Tuesday, October 12, 2010

Are the Journalists Just Ignorant?

With all the news about the foreclosure mess anyone who actually knows anything about it has to be asking themselves why the media seems so surprised?

I keep seeing articles, blog posts and even tweets from the supposedly-informed reporters who are either incompetent to actually write about a subject or are simply in such a hurry to get the next word out that they don't want to take the time to do anything but sort-of-copy someone else in the feeding frenzy.

An even cursory look into the scams would reveal the major players like Fidelity and DocX and that, of course, would lead to how far back they've been doing the exact same thing.

If a REAL journalistic investigation were to keep digging (and there is still hope they will not be driven off by He Who Has the Gold) they'd find there are people now being set up to take the fall for the major corporate entities and foreclosure mills that designed, colluded, conspired and perpetrated the giant garbage disposal operation for the lending industry.

Any writer that asserts this is some kind of new thing simply demonstrates how the news media players have been much like the lap-dogs at the FTC; as long as "those people" (you know, the ones with supposedly damaged credit or that can't afford their homes or that made bad choices, etc., etc., or that were minorities), letting the industry break the law and take advantage of "them" was OK.

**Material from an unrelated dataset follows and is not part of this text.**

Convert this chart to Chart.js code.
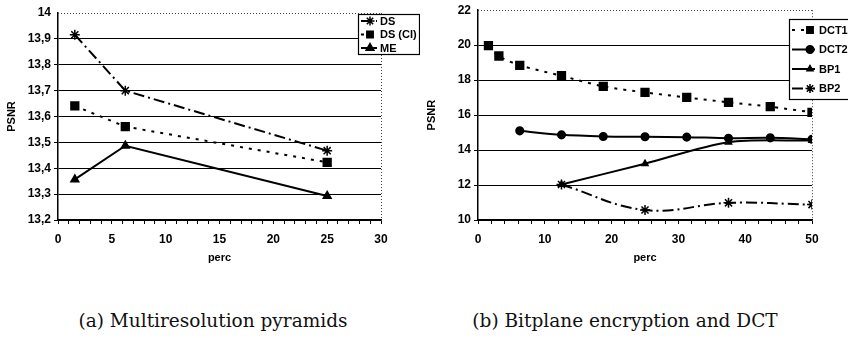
<!DOCTYPE html>
<html>
<head>
<meta charset="utf-8">
<script src="https://cdn.jsdelivr.net/npm/chart.js@4.4.1/dist/chart.umd.min.js"></script>
<style>
  body { margin: 0; background: #fff; width: 848px; height: 338px; position: relative; overflow: hidden; }
  .box { position: absolute; top: 0; height: 270px; }
  .caption { position: absolute; top: 310px; font-family: "DejaVu Serif", serif; font-size: 18.5px; color: #111; white-space: nowrap; transform: translateX(-50%); }
</style>
</head>
<body>
<div class="box" style="left:0;width:420px"><canvas id="chartA" width="420" height="270"></canvas></div>
<div class="box" style="left:420px;width:428px"><canvas id="chartB" width="428" height="270"></canvas></div>
<div class="caption" style="left:213px">(a) Multiresolution pyramids</div>
<div class="caption" style="left:625px">(b) Bitplane encryption and DCT</div>
<script>
// (a) multiresolution pyramids
const percA = [1.5625, 6.25, 25];
const dsA = [13.916, 13.70, 13.468];
const dsCiA = [13.641, 13.561, 13.423];
const meA = [13.357, 13.487, 13.293];

// (b) bitplane + DCT
const percDct1 = [1.5625, 3.125, 6.25, 12.5, 18.75, 25, 31.25, 37.5, 43.75, 50];
const dct1 = [19.97, 19.38, 18.85, 18.25, 17.64, 17.30, 17.01, 16.73, 16.48, 16.16];
const percDct2 = [6.25, 12.5, 18.75, 25, 31.25, 37.5, 43.75, 50];
const dct2 = [15.1, 14.87, 14.78, 14.76, 14.74, 14.68, 14.7, 14.62];
const percBp = [12.5, 25, 37.5, 50];
const bp1 = [12.03, 13.22, 14.45, 14.55];
const bp2 = [12.03, 10.57, 10.98, 10.88];

const AXIS_FONT = { family: "Liberation Sans, Arial", size: 12, weight: "bold" };
const TITLE_FONT = { family: "Liberation Sans, Arial", size: 11, weight: "bold" };

function pts(xs, ys) {
    return xs.map(function (x, i) { return { x: x, y: ys[i] }; });
}

function series(label, xs, ys, dash, style, radius, tension) {
    return {
        label: label,
        data: pts(xs, ys),
        borderColor: "#000",
        backgroundColor: "#000",
        borderWidth: 2,
        borderDash: dash,
        pointStyle: style,
        pointRadius: radius,
        pointBorderWidth: 1.5,
        pointBackgroundColor: "#000",
        pointBorderColor: "#000",
        tension: tension || 0
    };
}

// draws the dotted top border + right border and an Excel-like legend box
const frameAndLegend = {
    id: "frameAndLegend",
    afterDatasetsDraw(chart, args, opts) {
        const ctx = chart.ctx;
        const a = chart.chartArea;
        ctx.save();
        ctx.strokeStyle = "#444";
        ctx.lineWidth = 1;
        ctx.setLineDash([1, 2]);
        ctx.beginPath();
        ctx.moveTo(a.left, Math.round(a.top) + 0.5);
        ctx.lineTo(a.right, Math.round(a.top) + 0.5);
        ctx.moveTo(Math.round(a.right) + 0.5, a.top);
        ctx.lineTo(Math.round(a.right) + 0.5, a.bottom);
        ctx.stroke();
        ctx.restore();

        const b = opts.box;
        if (!b) return;
        ctx.save();
        ctx.fillStyle = "#fff";
        ctx.fillRect(b.x, b.y, b.w, b.h);
        ctx.strokeStyle = "#000";
        ctx.lineWidth = 1.2;
        ctx.setLineDash([]);
        ctx.strokeRect(b.x + 0.5, b.y + 0.5, b.w, b.h);
        ctx.font = "bold 11px Liberation Sans, Arial";
        ctx.textBaseline = "middle";
        chart.data.datasets.forEach(function (ds, i) {
            const y = b.y + opts.rowTop + i * opts.rowGap;
            ctx.strokeStyle = "#000";
            ctx.lineWidth = 2;
            ctx.setLineDash(ds.borderDash || []);
            ctx.beginPath();
            ctx.moveTo(b.x + 3, y);
            ctx.lineTo(b.x + opts.lineLen, y);
            ctx.stroke();
            ctx.setLineDash([]);
            ctx.fillStyle = "#000";
            ctx.lineWidth = 1.5;
            Chart.helpers.drawPoint(ctx, { pointStyle: ds.pointStyle, radius: Math.min(ds.pointRadius, 4.5), rotation: 0, borderWidth: 1.5 }, b.x + opts.markX, y);
            ctx.fillStyle = "#000";
            ctx.fillText(ds.label, b.x + opts.textX, y + 0.5);
        });
        ctx.restore();
    }
};

function decimalComma(v) {
    const r = Math.round(v * 10) / 10;
    return Number.isInteger(r) ? String(r) : r.toFixed(1).replace(".", ",");
}

function makeOptions(xMax, xStep, xLabelStep, yMin, yMax, yStep, padRight, padTop, legend) {
    return {
        responsive: false,
        animation: false,
        layout: { padding: { left: 0, right: padRight, top: padTop, bottom: 0 } },
        plugins: {
            legend: { display: false },
            tooltip: { enabled: false },
            frameAndLegend: legend
        },
        scales: {
            x: {
                type: "linear",
                min: 0,
                max: xMax,
                afterFit: function (s) { s.height = 50; },
                ticks: {
                    stepSize: xStep,
                    autoSkip: false,
                    maxRotation: 0,
                    padding: 8,
                    color: "#000",
                    font: AXIS_FONT,
                    callback: function (v) { return v % xLabelStep === 0 ? v : ""; }
                },
                grid: { drawOnChartArea: false, drawTicks: true, tickLength: 4, color: "#000" },
                border: { color: "#000", width: 1.5 },
                title: { display: true, text: "perc", color: "#000", font: TITLE_FONT, padding: { top: 4, bottom: 5 } }
            },
            y: {
                min: yMin,
                max: yMax,
                afterFit: function (s) { s.width = 58; },
                ticks: {
                    stepSize: yStep,
                    autoSkip: false,
                    padding: 3,
                    color: "#000",
                    font: AXIS_FONT,
                    callback: decimalComma
                },
                grid: {
                    color: function (c) { return c.tick && Math.abs(c.tick.value - yMax) < 1e-6 ? "rgba(0,0,0,0)" : "#000"; },
                    lineWidth: 1,
                    drawTicks: true,
                    tickLength: 4
                },
                border: { color: "#000", width: 1.5 },
                title: { display: true, text: "PSNR", color: "#000", font: TITLE_FONT, padding: { top: 5, bottom: 4 } }
            }
        }
    };
}

new Chart(document.getElementById("chartA"), {
    type: "line",
    data: {
        datasets: [
            series("DS", percA, dsA, [11, 4, 2, 4], "star", 5),
            series("DS (CI)", percA, dsCiA, [3, 6], "rect", 5.5),
            series("ME", percA, meA, [], "triangle", 4.5)
        ]
    },
    options: makeOptions(30, 1, 5, 13.2, 14, 0.1, 39, 13,
        { box: { x: 358, y: 14, w: 61, h: 40 }, rowTop: 7, rowGap: 13.5, lineLen: 19, markX: 12, textX: 22 }),
    plugins: [frameAndLegend]
});

new Chart(document.getElementById("chartB"), {
    type: "line",
    data: {
        datasets: [
            series("DCT1", percDct1, dct1, [3, 6], "rect", 5.5, 0.3),
            series("DCT2", percDct2, dct2, [], "circle", 3.8, 0.3),
            series("BP1", percBp, bp1, [], "triangle", 3.5, 0.3),
            series("BP2", percBp, bp2, [11, 4, 2, 4], "star", 5, 0.4)
        ]
    },
    options: makeOptions(50, 2, 10, 10, 22, 2, 36, 9,
        { box: { x: 369, y: 19, w: 60, h: 80 }, rowTop: 11, rowGap: 19.5, lineLen: 26, markX: 21, textX: 30 }),
    plugins: [frameAndLegend]
});
</script>
</body>
</html>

And instead of holding the criminal investigative agencies' feet to the fire and not letting them sweep the scam under the rug, the reporters are content to interview business executives who see all kinds of gloom-and-doom for the economy if the fraudsters are actually penalized.

He Who Has the Gold is obviously making the rules for the coverage of the story and their partners in these crimes, the foreclosure mills, are so above the law they're not even worried.

Any bets on whether there will be disciplinary actions taken against the foreclosure mills? Don't count on it; that would jeopardize too many foreclosure opportunities and only open more doors to challenges from their victims.